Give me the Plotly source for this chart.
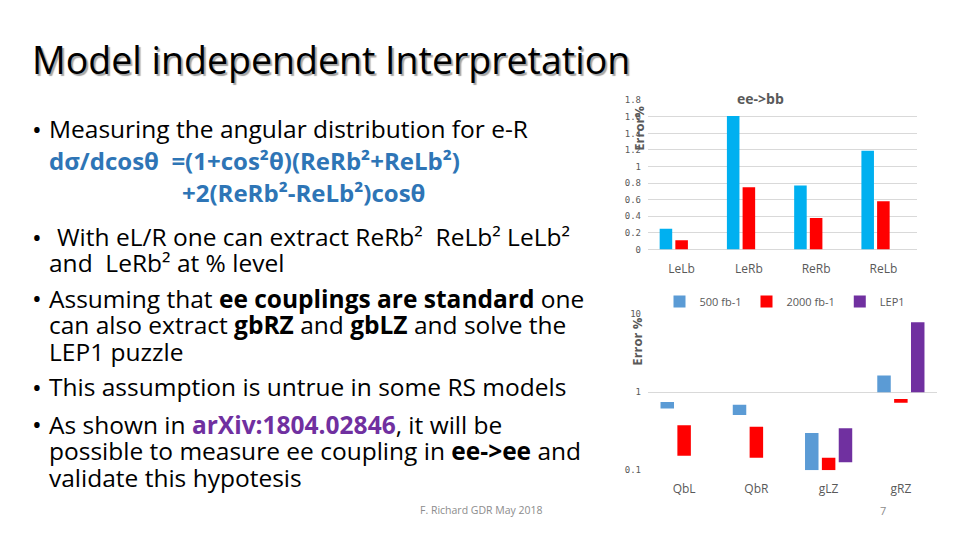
import plotly.graph_objects as go

# ---------------- data ----------------
top_categories = ["LeLb", "LeRb", "ReRb", "ReLb"]
top_500 = [0.25, 1.61, 0.77, 1.19]
top_2000 = [0.11, 0.75, 0.38, 0.58]
top_empty = [0, 0, 0, 0]
top_ticks = [0, 0.2, 0.4, 0.6, 0.8, 1, 1.2, 1.4, 1.6, 1.8]
top_ticktext = ["0", "0.2", "0.4", "0.6", "0.8", "1", "1.2", "1.4", "1.6", "1.8"]

bot_categories = ["QbL", "QbR", "gLZ", "gRZ"]
bot_500_low = [0.62, 0.51, 0.1, 1.0]
bot_500_high = [0.75, 0.69, 0.30, 1.64]
bot_2000_low = [0.153, 0.144, 0.1, 0.73]
bot_2000_high = [0.376, 0.362, 0.144, 0.82]
bot_lep_low = [None, None, 0.127, 1.0]
bot_lep_high = [None, None, 0.345, 7.9]
bot_ticks = [0.1, 1, 10]
bot_ticktext = ["0.1", "1", "10"]

W, H = 960, 540
GRAY = "#595959"
GRID = "#D9D9D9"


def px(x):
    return x / W


def py(y):
    return 1 - y / H


def span(lo, hi):
    return [None if (a is None or b is None) else b - a for a, b in zip(lo, hi)]


fig = go.Figure()

# top chart (ee->bb)
fig.add_trace(go.Bar(x=top_categories, y=top_500, marker_color="#00B0F0",
                     showlegend=False, xaxis="x", yaxis="y", name="500 fb-1"))
fig.add_trace(go.Bar(x=top_categories, y=top_2000, marker_color="#FF0000",
                     showlegend=False, xaxis="x", yaxis="y", name="2000 fb-1"))
fig.add_trace(go.Bar(x=top_categories, y=top_empty, marker_color="rgba(0,0,0,0)",
                     showlegend=False, xaxis="x", yaxis="y", name="LEP1"))

# bottom chart (log)
fig.add_trace(go.Bar(x=bot_categories, y=span(bot_500_low, bot_500_high), base=bot_500_low,
                     marker_color="#5B9BD5", name="500 fb-1", xaxis="x2", yaxis="y2"))
fig.add_trace(go.Bar(x=bot_categories, y=span(bot_2000_low, bot_2000_high), base=bot_2000_low,
                     marker_color="#FF0000", name="2000 fb-1", xaxis="x2", yaxis="y2"))
fig.add_trace(go.Bar(x=bot_categories, y=span(bot_lep_low, bot_lep_high), base=bot_lep_low,
                     marker_color="#7030A0", name="LEP1", xaxis="x2", yaxis="y2"))

for tr in fig.data:
    tr.marker.line.width = 0
    tr.hoverinfo = "skip"

tickfont = dict(family="DejaVu Sans Mono", size=9, color=GRAY)
catfont = dict(family="Open Sans", size=12, color=GRAY)

fig.update_layout(
    width=W, height=H, autosize=False,
    margin=dict(l=0, r=0, t=0, b=0),
    paper_bgcolor="white", plot_bgcolor="white",
    barmode="group", bargap=0.3, bargroupgap=0.2,
    xaxis=dict(domain=[px(648), px(917)], anchor="y", showgrid=False, zeroline=False,
               showline=False, ticks="", tickfont=catfont, ticklabelstandoff=11),
    yaxis=dict(domain=[py(249), py(97)], anchor="x", range=[0, 1.8],
               tickvals=top_ticks, ticktext=top_ticktext, tickfont=tickfont,
               showgrid=True, gridcolor=GRID, gridwidth=1, zeroline=True,
               zerolinecolor=GRID, zerolinewidth=1, showline=False, ticks="",
               ticklabelstandoff=6),
    xaxis2=dict(domain=[px(648), px(937)], anchor="y2", showgrid=False, zeroline=False,
                showline=False, ticks="", tickfont=catfont, ticklabelstandoff=10),
    yaxis2=dict(domain=[py(474), py(315)], anchor="x2", type="log", range=[-1, 1],
                tickvals=bot_ticks, ticktext=bot_ticktext, tickfont=tickfont,
                showgrid=True, gridcolor=GRID, gridwidth=1, zeroline=False,
                showline=False, ticks="", ticklabelstandoff=6),
    legend=dict(orientation="h", x=px(785), xanchor="center", y=py(302), yanchor="middle",
                font=dict(family="Open Sans", size=11, color=GRAY), bgcolor="rgba(0,0,0,0)",
                itemwidth=30, traceorder="normal", tracegroupgap=0),
    showlegend=True,
)

ann = []


def text(x, y, s, size=24, color="black", family="Open Sans", anchor="left", shadow=None, **kw):
    font = dict(family=family, size=size, color=color)
    if shadow:
        font["shadow"] = shadow
    ann.append(dict(x=px(x), y=py(y), xref="paper", yref="paper", text=s,
                    showarrow=False, xanchor=anchor, yanchor="middle",
                    font=font, **kw))


# Title with shadow
text(30, 56, "Model independent Interpretation", size=37.5, color="black",
     shadow="2px 2px 1px #A6A6A6")

BLUE = "#2E75B6"
PURPLE = "#7030A0"
bullet_x = 30
tx = 47
BODY = 24.5
BOLD = 24
lines = [
    (126, True, tx, BODY, "Measuring the angular distribution for e-R"),
    (158, False, tx, BOLD, "<b><span style='color:%s'>dσ/dcosθ  =(1+cos²θ)(ReRb²+ReLb²)</span></b>" % BLUE),
    (191, False, 180, BOLD, "<b><span style='color:%s'>+2(ReRb²-ReLb²)cosθ</span></b>" % BLUE),
    (236, True, 55, BODY, "With eL/R one can extract ReRb²  ReLb² LeLb²"),
    (262, False, tx, BODY, "and  LeRb² at % level"),
    (299, True, tx, BODY, "Assuming that <b>ee couplings are standard</b> one"),
    (326, False, tx, BODY, "can also extract <b>gbRZ</b> and <b>gbLZ</b> and solve the"),
    (353, False, tx, BODY, "LEP1 puzzle"),
    (389, True, tx, BODY, "This assumption is untrue in some RS models"),
    (427, True, tx, BODY, "As shown in <b><span style='color:%s'>arXiv:1804.02846</span></b>, it will be" % PURPLE),
    (454, False, tx, BODY, "possible to measure ee coupling in <b>ee->ee</b> and"),
    (481, False, tx, BODY, "validate this hypotesis"),
]
for y, bullet, x, size, s in lines:
    if bullet:
        text(bullet_x, y, "•", size=26)
    text(x, y, s, size=size)

text(418, 515, "F. Richard GDR May 2018", size=10.5, color="#8C8C8C")
text(883, 515, "7", size=11, color="#8C8C8C", anchor="center")

# chart titles
text(760, 95, "<b>ee->bb</b>", size=14, color=GRAY, anchor="center")
text(639, 126, "<b>Error%</b>", size=13, color=GRAY, anchor="center", textangle=-90)
text(637, 343, "<b>Error %</b>", size=13, color=GRAY, anchor="center", textangle=-90)

fig.update_layout(annotations=ann)
fig.write_html("out.html")
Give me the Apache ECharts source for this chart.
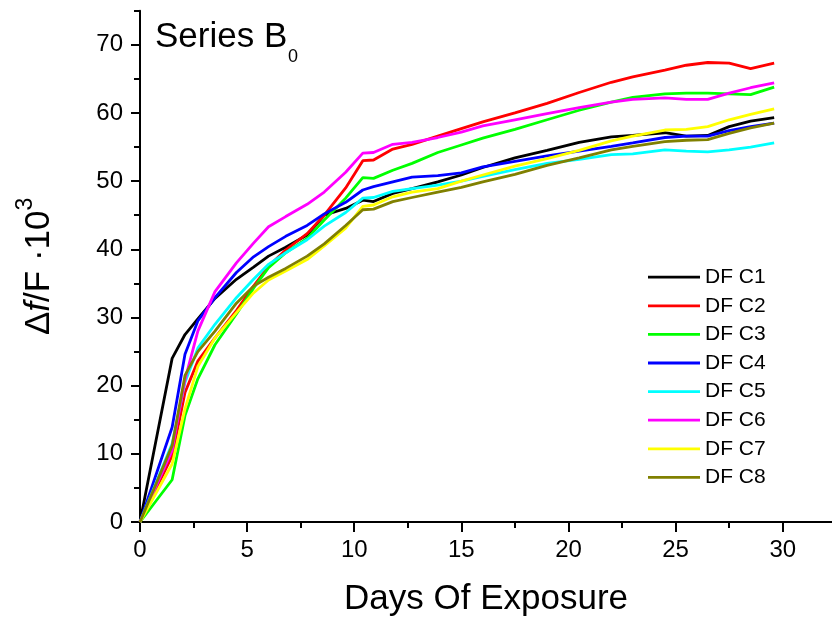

Goal ::
Take each line of the material that contains the word "Give" and list it.

Output for this exercise ::
Give me the Plotly source for this chart.
Give me the Apache ECharts source for this chart.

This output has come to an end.